Excitement
For the first time in a while there is an air of possibility - I've found a job that I just might actually want to do - of course, the question remains as to whether I will actually get it, but there is hope. Hope - something I haven't felt for myself in a while - I just have to make sure it isn't tied to one thing. It's the closest thing to epiphany I have had in a while - I just have to remember that the source of the revelation (it seems a little strange to call it that) is more important than the revelation itself. I'm scared of hoping, of wanting something for fear of disappointment, but this feels so right, so much the direction I want to move in....so HOPE (thank you, miguelito) - maybe I should get a tattoo to remind me as well.
Now I just have to follow through - take the step and the chance - be the words of the song that I once tried to sing before that BSU crowd....

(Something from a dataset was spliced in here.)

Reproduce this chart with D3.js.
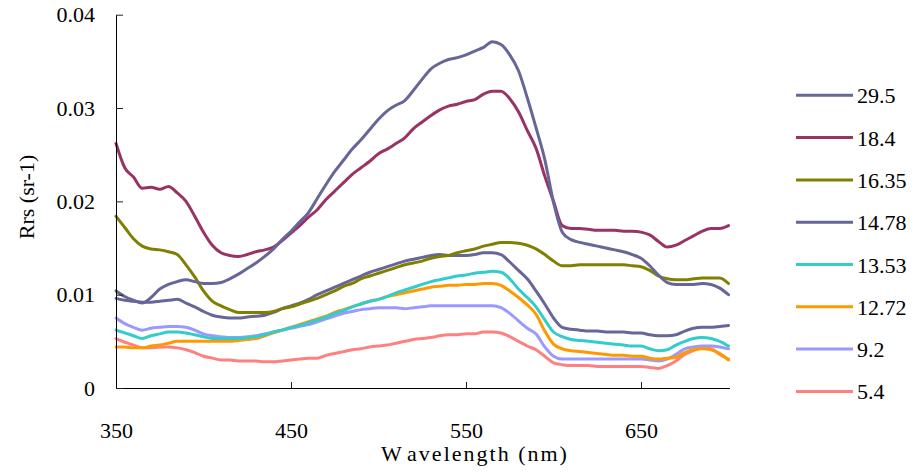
<!DOCTYPE html>
<html><head><meta charset="utf-8">
<script src="https://cdn.jsdelivr.net/npm/d3@7"></script>
<style>body{margin:0;background:#fff}svg{display:block}text{font-family:"Liberation Serif","Times New Roman",serif;fill:#000}</style>
</head><body><svg id="c" width="913" height="472"></svg>
<script>
const wavelengths = d3.range(350, 701, 5);
const seriesNames = ["29.5","18.4","16.35","14.78","13.53","12.72","9.2","5.4"];
const seriesColors = ["#666699","#993366","#808000","#666699","#33CCCC","#FF9900","#9999FF","#FF8080"];
const s29_5 = [0.0104,0.0098,0.0094,0.0091,0.0097,0.0106,0.0111,0.0114,0.0116,0.0114,0.0112,0.0112,0.0113,0.0117,0.0122,0.0128,0.0134,0.0141,0.0149,0.0159,0.0168,0.0178,0.0188,0.0203,0.0218,0.0232,0.0244,0.0256,0.0266,0.0277,0.0288,0.0297,0.0303,0.0308,0.0319,0.0331,0.0342,0.0348,0.0352,0.0354,0.0357,0.0361,0.0365,0.0371,0.0368,0.0357,0.0340,0.0311,0.0279,0.0245,0.0199,0.0167,0.0159,0.0156,0.0154,0.0152,0.0150,0.0148,0.0146,0.0143,0.0139,0.0131,0.0121,0.0113,0.0111,0.0111,0.0111,0.0112,0.0111,0.0107,0.0100];
const s18_4 = [0.0262,0.0236,0.0226,0.0214,0.0215,0.0213,0.0216,0.0209,0.0200,0.0184,0.0167,0.0153,0.0145,0.0142,0.0141,0.0143,0.0146,0.0148,0.0151,0.0158,0.0166,0.0174,0.0183,0.0191,0.0202,0.0211,0.0220,0.0229,0.0236,0.0243,0.0251,0.0256,0.0262,0.0268,0.0278,0.0285,0.0292,0.0298,0.0302,0.0304,0.0307,0.0309,0.0315,0.0318,0.0318,0.0310,0.0296,0.0276,0.0257,0.0227,0.0200,0.0174,0.0171,0.0171,0.0170,0.0169,0.0169,0.0169,0.0168,0.0168,0.0167,0.0164,0.0157,0.0151,0.0153,0.0158,0.0163,0.0168,0.0171,0.0171,0.0174];
const s16_35 = [0.0184,0.0172,0.0160,0.0152,0.0149,0.0148,0.0146,0.0143,0.0132,0.0119,0.0104,0.0093,0.0088,0.0084,0.0081,0.0081,0.0081,0.0081,0.0082,0.0085,0.0087,0.0090,0.0093,0.0096,0.0100,0.0104,0.0109,0.0112,0.0117,0.0120,0.0123,0.0126,0.0129,0.0132,0.0134,0.0136,0.0139,0.0141,0.0142,0.0145,0.0147,0.0149,0.0152,0.0154,0.0156,0.0156,0.0155,0.0153,0.0149,0.0143,0.0136,0.0131,0.0131,0.0132,0.0132,0.0132,0.0132,0.0132,0.0132,0.0131,0.0130,0.0126,0.0120,0.0117,0.0116,0.0116,0.0117,0.0118,0.0118,0.0118,0.0112];
const s14_78 = [0.0096,0.0094,0.0093,0.0092,0.0092,0.0093,0.0094,0.0095,0.0091,0.0087,0.0082,0.0078,0.0076,0.0075,0.0075,0.0076,0.0077,0.0078,0.0081,0.0085,0.0088,0.0091,0.0095,0.0100,0.0104,0.0108,0.0112,0.0116,0.0120,0.0124,0.0127,0.0130,0.0133,0.0136,0.0138,0.0140,0.0142,0.0143,0.0142,0.0142,0.0142,0.0143,0.0145,0.0145,0.0143,0.0135,0.0126,0.0117,0.0104,0.0090,0.0075,0.0065,0.0063,0.0062,0.0061,0.0061,0.0060,0.0060,0.0060,0.0059,0.0059,0.0057,0.0056,0.0056,0.0057,0.0061,0.0064,0.0065,0.0065,0.0066,0.0067];
const s13_53 = [0.0062,0.0059,0.0056,0.0053,0.0056,0.0058,0.0060,0.0060,0.0059,0.0057,0.0055,0.0053,0.0053,0.0053,0.0053,0.0054,0.0055,0.0057,0.0060,0.0062,0.0065,0.0067,0.0070,0.0073,0.0076,0.0080,0.0083,0.0087,0.0090,0.0093,0.0095,0.0098,0.0102,0.0105,0.0108,0.0111,0.0114,0.0116,0.0118,0.0120,0.0121,0.0123,0.0124,0.0125,0.0124,0.0117,0.0106,0.0097,0.0087,0.0073,0.0060,0.0055,0.0052,0.0051,0.0050,0.0049,0.0048,0.0047,0.0046,0.0045,0.0045,0.0042,0.0040,0.0041,0.0046,0.0050,0.0053,0.0054,0.0053,0.0050,0.0045];
const s12_72 = [0.0044,0.0044,0.0043,0.0043,0.0045,0.0046,0.0048,0.0050,0.0050,0.0050,0.0050,0.0050,0.0050,0.0050,0.0051,0.0052,0.0053,0.0056,0.0059,0.0062,0.0065,0.0068,0.0071,0.0074,0.0077,0.0081,0.0084,0.0087,0.0090,0.0093,0.0095,0.0098,0.0100,0.0102,0.0104,0.0106,0.0108,0.0109,0.0110,0.0110,0.0111,0.0111,0.0112,0.0112,0.0110,0.0104,0.0097,0.0089,0.0079,0.0061,0.0047,0.0042,0.0040,0.0039,0.0038,0.0037,0.0036,0.0035,0.0035,0.0034,0.0034,0.0032,0.0031,0.0032,0.0033,0.0038,0.0041,0.0042,0.0041,0.0037,0.0030];
const s9_2 = [0.0075,0.0069,0.0065,0.0062,0.0064,0.0065,0.0066,0.0066,0.0065,0.0062,0.0058,0.0056,0.0055,0.0054,0.0054,0.0055,0.0056,0.0058,0.0060,0.0062,0.0064,0.0066,0.0068,0.0071,0.0074,0.0077,0.0080,0.0082,0.0084,0.0085,0.0086,0.0086,0.0086,0.0085,0.0086,0.0087,0.0088,0.0088,0.0088,0.0088,0.0088,0.0088,0.0088,0.0088,0.0086,0.0080,0.0072,0.0064,0.0058,0.0044,0.0034,0.0031,0.0031,0.0031,0.0031,0.0031,0.0031,0.0031,0.0031,0.0031,0.0031,0.0030,0.0029,0.0031,0.0036,0.0042,0.0044,0.0045,0.0045,0.0044,0.0042];
const s5_4 = [0.0053,0.0049,0.0046,0.0043,0.0043,0.0044,0.0044,0.0043,0.0041,0.0038,0.0034,0.0032,0.0030,0.0030,0.0029,0.0029,0.0029,0.0028,0.0028,0.0029,0.0030,0.0031,0.0032,0.0032,0.0035,0.0037,0.0039,0.0041,0.0042,0.0044,0.0045,0.0046,0.0048,0.0050,0.0052,0.0053,0.0054,0.0056,0.0057,0.0057,0.0058,0.0058,0.0060,0.0060,0.0059,0.0055,0.0050,0.0045,0.0041,0.0034,0.0027,0.0025,0.0024,0.0024,0.0024,0.0023,0.0023,0.0023,0.0023,0.0023,0.0023,0.0022,0.0021,0.0024,0.0029,0.0036,0.0040,0.0043,0.0042,0.0036,0.0031];
const xTicks = [350,450,550,650];
const yTicks = [0,0.01,0.02,0.03,0.04];
const yTickLabels = ["0","0.01","0.02","0.03","0.04"];

const seriesValues = [s29_5,s18_4,s16_35,s14_78,s13_53,s12_72,s9_2,s5_4];
const svg = d3.select("#c");
const x = d3.scaleLinear().domain([350,700]).range([116,728.5]);
const y = d3.scaleLinear().domain([0,0.04]).range([388,14.7]);

const line = d3.line().curve(d3.curveMonotoneX).x((d,i)=>x(wavelengths[i])).y(d=>y(d));
const order = d3.range(seriesValues.length).reverse();
svg.append("g").selectAll("path").data(order).join("path")
  .attr("d", i=>line(seriesValues[i]))
  .attr("fill","none").attr("stroke", i=>seriesColors[i])
  .attr("stroke-width",3).attr("stroke-linejoin","round").attr("stroke-linecap","round");

// axes
const xAxis = d3.axisBottom(x).tickValues(xTicks).tickSizeInner(-6).tickSizeOuter(0).tickPadding(34).tickFormat(d3.format("d"));
const gx = svg.append("g").attr("transform","translate(0,388)").call(xAxis);
gx.select(".domain").attr("stroke","#000").attr("d","M116,0.5H730");
gx.selectAll(".tick line").attr("stroke","#222");
gx.selectAll(".tick text").attr("font-size",22);

const yAxis = d3.axisLeft(y).tickValues(yTicks).tickSizeInner(-7).tickSizeOuter(0).tickPadding(21)
  .tickFormat((d,i)=>yTickLabels[i]);
const gy = svg.append("g").attr("transform","translate(116,0)").call(yAxis);
gy.select(".domain").attr("stroke","#000");
gy.selectAll(".tick line").attr("stroke","#222");
gy.selectAll(".tick text").attr("font-size",22);

// titles
svg.append("text").attr("transform","translate(34,197) rotate(-90)").attr("text-anchor","middle")
  .attr("font-size",22).text("Rrs (sr-1)");
const xt = svg.append("text").attr("x",475).attr("y",461).attr("text-anchor","middle")
  .attr("font-size",22).attr("letter-spacing","2px");
xt.append("tspan").text("W");
xt.append("tspan").attr("dx",5).text("avelength (nm)");

// legend
const lg = svg.append("g").selectAll("g").data(seriesNames).join("g")
  .attr("transform",(d,i)=>`translate(796,${95.3+i*42.3})`);
lg.append("line").attr("x1",0).attr("x2",57).attr("stroke",(d,i)=>seriesColors[i]).attr("stroke-width",3);
lg.append("text").attr("x",61).attr("y",8).attr("font-size",22).text(d=>d);
</script></body></html>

With visible breath, I'm calling your name
With visible tracks, I'm finding my way
With a sorrowful heart, I honor this pain
And offer these tears to the rain
In a moment of truth at the top of the hill
I open my arms and let go of my will
And stand with my face to the wind
With the storm beating down on this sacred ground
If I stand for the grace that I've known
For what I believe
Then I won't stand alone
No I won't stand alone
There's a new pair of eyes to embrace all I see
A new peace of mind and it comes quietly
There's a joy in my heart that you've given to me
And I offer this soul's melody
So I beat on my chest till my song has been sung
And I cry like a wolf at the top of my lungs
And stand with my face to the wind
With the storm beating down on this sacred ground
If I stand for the grace that I've known
For what I believe
Then I won't stand alone
No I won't stand alone
When the thundering voices of doubt try to shake my faith, oh
I'll be listening from inside out and I won't be afraid to
Stand with my face to the wind
With the storm beating down on this sacred ground
If I stand for the grace that I've known
For what I believe
Then I won't stand alone
No I won't stand...I won't stand alone
(Susan Ashton)
God grant me the courage........................this is who I want to be.